Social Good Summit: Citizens and progressive thought leaders discuss 2030

The summit took place during the United Nations General Assembly week and focused on how technology and innovation can help advance global progress for everyone, everywhere.
by Rana Tabbara

27 September 2018 | 13:11

Source: by Annahar

  • by Rana Tabbara
  • Source: Annahar
  • Last update: 27 September 2018 | 13:11

This photo shows the podium were the panels were conducted. (Annahar Photo/Rana Tabbara)

BEIRUT: Enjoying the music and nibbling on appetizers that complemented their drinks, the young audience filled Teatro Verdun Wednesday night. The UNDP organized its sixth annual Social Good Summit in Lebanon, and no one wanted to be left out from planning the 2030 they all dream of.

This meeting is an international initiative, whereby more than 111 meetings take place in different cities around the world.

According to Celine Moyroud, UNDP Country Director, the annual Social Good Summit is a gathering of global thought leaders, new media and technology experts, grassroots activists, and influential voices around the globe.

The summit took place during the United Nations General Assembly week and focused on how technology and innovation can help advance global progress for everyone, everywhere. The Social Good Summit is a collaboration between Mashable, the United Nations Foundation, the United Nations Development Program, and 92nd Street Y, organizers noted.

“The Summit unites a lively community of global citizens and progressive thought leaders around a common theme: #2030NOW,” said Moyroud. “The Social Good Summit focuses on how we can unlock technology’s potential to make the world a better place for a dynamic exploration of the world we want to live in by 2030.”

In Lebanon, the Social Good Summit is an annual event that brings together activists, university students, journalists, NGO representatives, bloggers and strong influencers to share and exchange knowledge, debate about hot topics and discuss big ideas aiming to find solutions to issues that impact today's youth.

Introducing the summit, Mona El Yassir, UNDP Communication Officer, mentioned the topics focused on this year.

“This year’s agenda includes peacebuilding and social cohesion/stability, press freedom and freedom of expression on social media, promotion of human rights, inclusiveness & equality (youth and gender), and civic engagement,” said El Yassir.

The slogan picked for the year is “Leaving no one behind,” a topic geared to facilitate discussion regarding how to achieve the Sustainable Development Goals or SDGs by the year 2030.

The 17 SDGs ranging from “No poverty,” aimed at ending poverty in all forms, to “Partnership for the Goals,” strengthening the Global Partnership for Sustainable Development replaced the Millenium Development Goals, when the former were adopted by the UN General Assembly in New York in 2015. During the session, the General Assembly set the 2030 agenda designed to shift the world into a sustainable path, organizers noted.

Three panels covering fake news, freedom of expression on social media, and corruption on economic recovery with emphasis on the role of youth and the private sector were conducted in two sessions, in which all three discussions were moderated by Ziad Abdel Samad, Executive Director of the Arab NGO Network for Development (ANND).

The first discussion on fake news tackled the risks of spreading such information to the society, and how it threatens its cohesion and social stability.
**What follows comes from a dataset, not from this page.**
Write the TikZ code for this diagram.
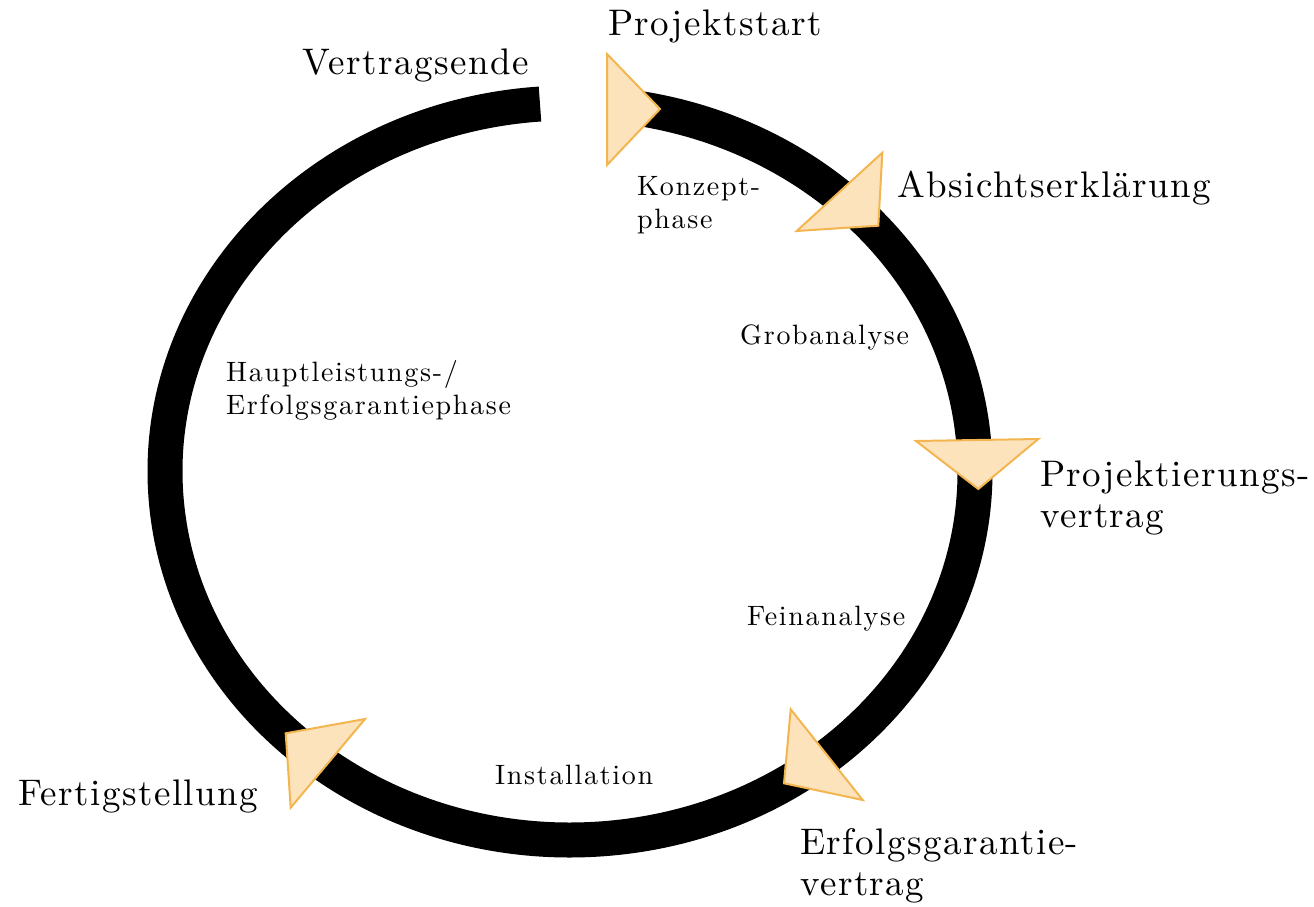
\documentclass[tikz,border=0pt]{standalone}
\usepackage{fontspec}
\newfontfamily\bigf{lmroman10-regular.otf}[LetterSpace=4]
\newfontfamily\smallf{lmroman10-regular.otf}[LetterSpace=6]
\definecolor{markfill}{HTML}{FCE3BC}
\definecolor{markline}{HTML}{F3B550}
\tikzset{
  bigtext/.style={font=\bigf\fontsize{37}{41}\selectfont, anchor=base west, inner sep=0pt, align=left},
  smalltext/.style={font=\smallf\fontsize{28}{33}\selectfont, anchor=base west, inner sep=0pt, align=left},
  marker/.style={fill=markfill, draw=markline, line width=2pt},
  ring/.style={draw=black, line width=35pt}
}
\begin{document}
\begin{tikzpicture}[x=1pt, y=-1pt]
\useasboundingbox (0,0) rectangle (1314,907);
\coordinate (c) at (570,471.5);
% cycle ring
\draw[ring] ([shift={(94.25:405pt and 368.5pt)}]c) arc[start angle=94.25, end angle=442.2, x radius=405pt, y radius=368.5pt];
% markers
\filldraw[marker] (607,54) -- (607,165) -- (660,109) -- cycle;
\filldraw[marker] (882.3,152.7) -- (796.7,231) -- (878.3,225.7) -- cycle;
\filldraw[marker] (916,441) -- (1038.3,439) -- (978.3,489) -- cycle;
\filldraw[marker] (790.7,709.3) -- (784,783.3) -- (862.7,800) -- cycle;
\filldraw[marker] (285.7,733.3) -- (365,719) -- (290.7,807.7) -- cycle;
% milestone labels (anchor = baseline of last line)
\node[bigtext] (vende) at (302,74.5) {Vertragsende};
\node[bigtext] (pstart) at (608,36) {Projektstart};
\node[bigtext] (absicht) at (897,197) {Absichtserklärung};
\node[bigtext] (pvertrag) at (1040,527) {Projektierungs-\\vertrag};
\node[bigtext] (evertrag) at (800,895) {Erfolgsgarantie-\\vertrag};
\node[bigtext] (fertig) at (18,805) {Fertigstellung};
% phase labels
\node[smalltext] (konzept) at (637,228) {Konzept-\\phase};
\node[smalltext] (grob) at (740,344) {Grobanalyse};
\node[smalltext] (haupt) at (226,414) {Hauptleistungs-/\\Erfolgsgarantiephase};
\node[smalltext] (fein) at (747,625) {Feinanalyse};
\node[smalltext] (install) at (495,784) {Installation};
\end{tikzpicture}
\end{document}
The panelist during this discussion was Haramoun Hamieh from Hulool organization, which specializes in fact checking. Hamieh presented samples of fake and real news in means to differentiate between them.

“Fake news spreads five times faster than regular news because of the sensational vocab choice and the misleading titles,” said Hamieh. “In that sense, we as individuals should be more careful with what we share with others.”

She then proceeded to give an example on that, which is Merkel’s news about her devastation after visiting Lebanon, which, after checking, turns out to be misquoted. “More to that, if we check the section in which this article was published in, we would recognize its sensational title ‘News that you wouldn’t find elsewhere’ and that speaks volumes about the credibility of the publication.”

The second panel about freedom of expression on social media tackled the issue from three points of view: a traditional media viewpoint was presented by Rana Najjara, freelance journalist and media consultant, an activist approach presented by Gino Raidy, Lebanese blogger, and a human rights dimension presented by George Ghali, Executive Director at ALEF Liban.

“I’ve been blogging for over nine years, in which I was called twice to the Office of Information Crime and my blog was censored in a third incident,” said Raidy. “Instead of keeping track of peoples’ opinions we should focus our efforts on targeting fake news – which is not information we don’t agree with, but rather information that an elementary student can distinguish as fake but we can’t because of our prejudices.”

The last panel was about corruption on economic recovery; it included Nabil Abdo, Senior Researcher for ANND, who gave an introduction about the influence of corruption on the economy; Joumana Talhouk, representative from Mada Youth Network, who tackled the youth’s role in raising awareness on corruption and their duty to promote collective actions; and Badri El Meouchi, Corporate Governance Consultant from Tamayyaz, who touched on how to enhance awareness and create lobbying groups to cease business corruption.